Search the listing for the string "React" and copy every line that contains it.

## Information supplied

## Begin

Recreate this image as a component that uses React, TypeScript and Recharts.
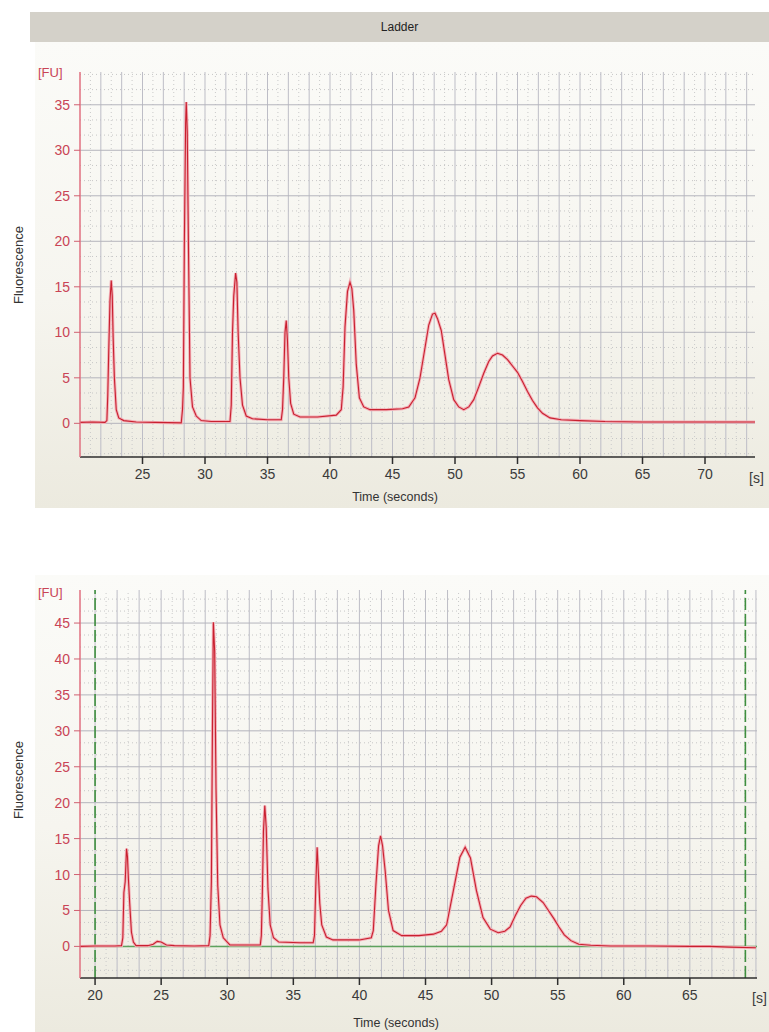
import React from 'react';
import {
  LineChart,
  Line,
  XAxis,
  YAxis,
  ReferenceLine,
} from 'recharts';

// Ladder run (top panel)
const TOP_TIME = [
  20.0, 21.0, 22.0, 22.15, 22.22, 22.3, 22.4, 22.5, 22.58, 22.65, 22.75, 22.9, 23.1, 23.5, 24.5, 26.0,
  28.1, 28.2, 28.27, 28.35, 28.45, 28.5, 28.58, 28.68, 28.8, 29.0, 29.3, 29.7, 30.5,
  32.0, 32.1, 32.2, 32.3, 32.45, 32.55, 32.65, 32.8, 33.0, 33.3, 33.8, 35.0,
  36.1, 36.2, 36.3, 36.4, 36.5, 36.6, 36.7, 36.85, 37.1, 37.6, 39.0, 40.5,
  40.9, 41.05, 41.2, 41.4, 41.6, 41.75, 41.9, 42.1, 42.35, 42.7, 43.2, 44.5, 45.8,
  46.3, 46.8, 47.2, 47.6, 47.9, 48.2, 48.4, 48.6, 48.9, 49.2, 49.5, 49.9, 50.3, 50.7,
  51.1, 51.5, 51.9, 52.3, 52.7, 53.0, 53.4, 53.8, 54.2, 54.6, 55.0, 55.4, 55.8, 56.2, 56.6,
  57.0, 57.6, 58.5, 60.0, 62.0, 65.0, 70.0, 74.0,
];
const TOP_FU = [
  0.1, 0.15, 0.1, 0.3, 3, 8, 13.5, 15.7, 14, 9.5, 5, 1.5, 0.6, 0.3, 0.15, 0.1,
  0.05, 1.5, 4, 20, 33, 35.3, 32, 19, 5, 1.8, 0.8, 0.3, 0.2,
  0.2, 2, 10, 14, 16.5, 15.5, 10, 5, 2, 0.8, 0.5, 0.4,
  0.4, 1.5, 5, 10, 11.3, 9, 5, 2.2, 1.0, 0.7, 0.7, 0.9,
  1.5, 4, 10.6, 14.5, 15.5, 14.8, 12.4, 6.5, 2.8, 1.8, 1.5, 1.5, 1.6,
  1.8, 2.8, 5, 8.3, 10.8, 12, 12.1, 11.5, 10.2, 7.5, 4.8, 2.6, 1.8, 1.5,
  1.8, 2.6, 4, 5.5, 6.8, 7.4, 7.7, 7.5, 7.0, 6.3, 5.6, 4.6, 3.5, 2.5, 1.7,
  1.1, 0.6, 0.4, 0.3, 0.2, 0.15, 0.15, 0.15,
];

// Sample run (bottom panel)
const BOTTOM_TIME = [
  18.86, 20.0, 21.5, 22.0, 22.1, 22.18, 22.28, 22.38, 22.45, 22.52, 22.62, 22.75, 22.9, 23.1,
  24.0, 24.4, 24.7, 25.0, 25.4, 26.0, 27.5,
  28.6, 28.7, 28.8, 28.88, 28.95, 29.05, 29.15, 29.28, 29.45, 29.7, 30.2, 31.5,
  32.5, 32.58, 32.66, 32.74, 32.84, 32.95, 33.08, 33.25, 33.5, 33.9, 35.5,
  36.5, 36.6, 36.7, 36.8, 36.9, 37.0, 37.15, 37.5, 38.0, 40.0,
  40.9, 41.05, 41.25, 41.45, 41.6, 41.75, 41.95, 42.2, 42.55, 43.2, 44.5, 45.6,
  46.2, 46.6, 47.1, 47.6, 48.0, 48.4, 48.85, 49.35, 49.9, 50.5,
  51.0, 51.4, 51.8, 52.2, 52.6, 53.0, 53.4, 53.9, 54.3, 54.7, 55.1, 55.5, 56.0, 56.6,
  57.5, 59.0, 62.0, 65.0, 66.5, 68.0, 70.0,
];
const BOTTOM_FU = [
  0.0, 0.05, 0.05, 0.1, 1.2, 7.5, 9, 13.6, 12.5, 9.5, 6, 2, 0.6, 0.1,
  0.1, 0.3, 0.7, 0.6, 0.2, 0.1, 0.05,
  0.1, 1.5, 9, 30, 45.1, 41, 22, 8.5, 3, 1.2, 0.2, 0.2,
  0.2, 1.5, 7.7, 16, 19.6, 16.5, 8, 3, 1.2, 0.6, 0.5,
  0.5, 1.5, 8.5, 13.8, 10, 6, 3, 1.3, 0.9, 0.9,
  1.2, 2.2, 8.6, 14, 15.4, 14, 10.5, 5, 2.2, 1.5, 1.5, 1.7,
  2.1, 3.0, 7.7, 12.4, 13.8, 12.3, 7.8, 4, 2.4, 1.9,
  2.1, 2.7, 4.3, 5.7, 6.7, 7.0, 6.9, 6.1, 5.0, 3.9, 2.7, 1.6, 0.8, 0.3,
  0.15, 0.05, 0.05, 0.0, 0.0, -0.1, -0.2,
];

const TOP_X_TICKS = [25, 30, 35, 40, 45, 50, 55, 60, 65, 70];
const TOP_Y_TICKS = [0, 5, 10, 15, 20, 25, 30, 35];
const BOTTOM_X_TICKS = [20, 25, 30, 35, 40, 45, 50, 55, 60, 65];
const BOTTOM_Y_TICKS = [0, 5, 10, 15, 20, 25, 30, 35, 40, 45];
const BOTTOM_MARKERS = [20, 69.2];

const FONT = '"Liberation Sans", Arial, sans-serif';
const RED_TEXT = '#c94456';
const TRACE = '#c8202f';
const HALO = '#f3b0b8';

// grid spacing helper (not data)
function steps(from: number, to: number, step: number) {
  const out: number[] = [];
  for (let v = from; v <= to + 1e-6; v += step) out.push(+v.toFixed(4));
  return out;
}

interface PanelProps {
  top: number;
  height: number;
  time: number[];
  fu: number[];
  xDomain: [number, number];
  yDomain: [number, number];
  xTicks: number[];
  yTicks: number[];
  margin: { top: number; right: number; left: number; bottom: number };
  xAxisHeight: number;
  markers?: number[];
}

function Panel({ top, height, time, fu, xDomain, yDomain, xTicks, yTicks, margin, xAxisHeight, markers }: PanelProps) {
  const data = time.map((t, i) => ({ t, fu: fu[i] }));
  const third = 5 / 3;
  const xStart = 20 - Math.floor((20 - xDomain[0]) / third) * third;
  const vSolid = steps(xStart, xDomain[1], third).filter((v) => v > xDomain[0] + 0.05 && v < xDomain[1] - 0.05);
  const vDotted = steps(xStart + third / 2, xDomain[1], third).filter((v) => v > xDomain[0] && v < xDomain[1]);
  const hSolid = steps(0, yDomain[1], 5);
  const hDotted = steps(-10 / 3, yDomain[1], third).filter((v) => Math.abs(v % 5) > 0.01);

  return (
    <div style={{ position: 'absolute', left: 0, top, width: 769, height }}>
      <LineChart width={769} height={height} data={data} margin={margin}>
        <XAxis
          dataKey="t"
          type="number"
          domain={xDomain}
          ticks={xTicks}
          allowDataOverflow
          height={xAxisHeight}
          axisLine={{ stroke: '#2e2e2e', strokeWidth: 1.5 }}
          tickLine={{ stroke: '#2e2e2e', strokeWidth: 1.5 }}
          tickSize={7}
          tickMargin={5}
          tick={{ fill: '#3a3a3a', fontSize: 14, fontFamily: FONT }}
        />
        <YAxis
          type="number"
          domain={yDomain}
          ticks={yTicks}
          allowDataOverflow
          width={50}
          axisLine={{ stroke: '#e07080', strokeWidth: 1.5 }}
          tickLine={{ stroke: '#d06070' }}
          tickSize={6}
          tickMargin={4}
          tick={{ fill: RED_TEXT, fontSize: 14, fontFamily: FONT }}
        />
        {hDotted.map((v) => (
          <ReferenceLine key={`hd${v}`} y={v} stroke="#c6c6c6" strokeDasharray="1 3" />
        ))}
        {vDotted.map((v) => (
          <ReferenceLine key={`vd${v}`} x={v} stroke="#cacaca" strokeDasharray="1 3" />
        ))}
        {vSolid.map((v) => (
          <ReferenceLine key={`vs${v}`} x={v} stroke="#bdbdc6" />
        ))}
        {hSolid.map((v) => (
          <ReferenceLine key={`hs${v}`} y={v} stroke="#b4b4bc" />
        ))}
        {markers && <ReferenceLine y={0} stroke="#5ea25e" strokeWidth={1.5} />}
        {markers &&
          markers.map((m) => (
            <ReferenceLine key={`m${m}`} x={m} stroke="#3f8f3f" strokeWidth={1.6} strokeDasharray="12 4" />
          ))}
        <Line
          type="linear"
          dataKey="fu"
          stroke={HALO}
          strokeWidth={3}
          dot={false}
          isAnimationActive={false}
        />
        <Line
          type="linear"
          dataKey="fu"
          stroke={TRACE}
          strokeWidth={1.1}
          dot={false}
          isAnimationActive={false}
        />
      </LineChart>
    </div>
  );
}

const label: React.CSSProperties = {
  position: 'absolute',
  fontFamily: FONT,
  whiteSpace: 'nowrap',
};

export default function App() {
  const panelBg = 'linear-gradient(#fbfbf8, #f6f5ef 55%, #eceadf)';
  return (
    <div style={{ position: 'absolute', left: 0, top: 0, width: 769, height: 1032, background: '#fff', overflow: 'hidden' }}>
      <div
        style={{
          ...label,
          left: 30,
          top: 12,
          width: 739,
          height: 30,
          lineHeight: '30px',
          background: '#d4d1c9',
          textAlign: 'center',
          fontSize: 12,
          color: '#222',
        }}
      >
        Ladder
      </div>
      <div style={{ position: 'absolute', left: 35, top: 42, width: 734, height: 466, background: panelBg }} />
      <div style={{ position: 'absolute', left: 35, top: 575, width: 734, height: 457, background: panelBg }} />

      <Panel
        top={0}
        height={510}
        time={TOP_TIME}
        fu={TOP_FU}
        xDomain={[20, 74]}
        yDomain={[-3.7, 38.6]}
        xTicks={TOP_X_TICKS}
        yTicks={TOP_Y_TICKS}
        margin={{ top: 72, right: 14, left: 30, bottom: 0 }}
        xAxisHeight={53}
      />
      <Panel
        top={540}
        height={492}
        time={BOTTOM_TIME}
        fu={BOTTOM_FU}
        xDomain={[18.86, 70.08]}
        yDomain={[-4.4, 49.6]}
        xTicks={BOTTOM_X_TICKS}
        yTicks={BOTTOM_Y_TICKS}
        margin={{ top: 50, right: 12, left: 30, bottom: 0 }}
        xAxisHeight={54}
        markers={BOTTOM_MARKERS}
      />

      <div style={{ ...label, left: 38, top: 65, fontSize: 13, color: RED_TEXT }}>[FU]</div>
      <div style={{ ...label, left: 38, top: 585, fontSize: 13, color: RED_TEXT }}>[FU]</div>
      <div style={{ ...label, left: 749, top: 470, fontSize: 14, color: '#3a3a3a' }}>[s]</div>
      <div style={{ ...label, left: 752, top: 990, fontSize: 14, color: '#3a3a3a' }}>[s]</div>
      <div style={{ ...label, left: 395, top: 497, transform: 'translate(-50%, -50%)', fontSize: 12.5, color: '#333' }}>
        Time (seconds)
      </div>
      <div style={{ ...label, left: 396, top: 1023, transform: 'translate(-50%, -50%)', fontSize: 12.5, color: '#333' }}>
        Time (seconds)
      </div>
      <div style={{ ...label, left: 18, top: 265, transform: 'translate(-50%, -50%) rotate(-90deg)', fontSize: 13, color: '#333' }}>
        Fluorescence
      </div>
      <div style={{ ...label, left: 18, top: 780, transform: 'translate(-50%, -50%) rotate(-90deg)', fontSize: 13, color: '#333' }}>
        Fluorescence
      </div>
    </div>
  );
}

## End

## Correct result
Recreate this image as a component that uses React, TypeScript and Recharts.
import React from 'react';
const label: React.CSSProperties = {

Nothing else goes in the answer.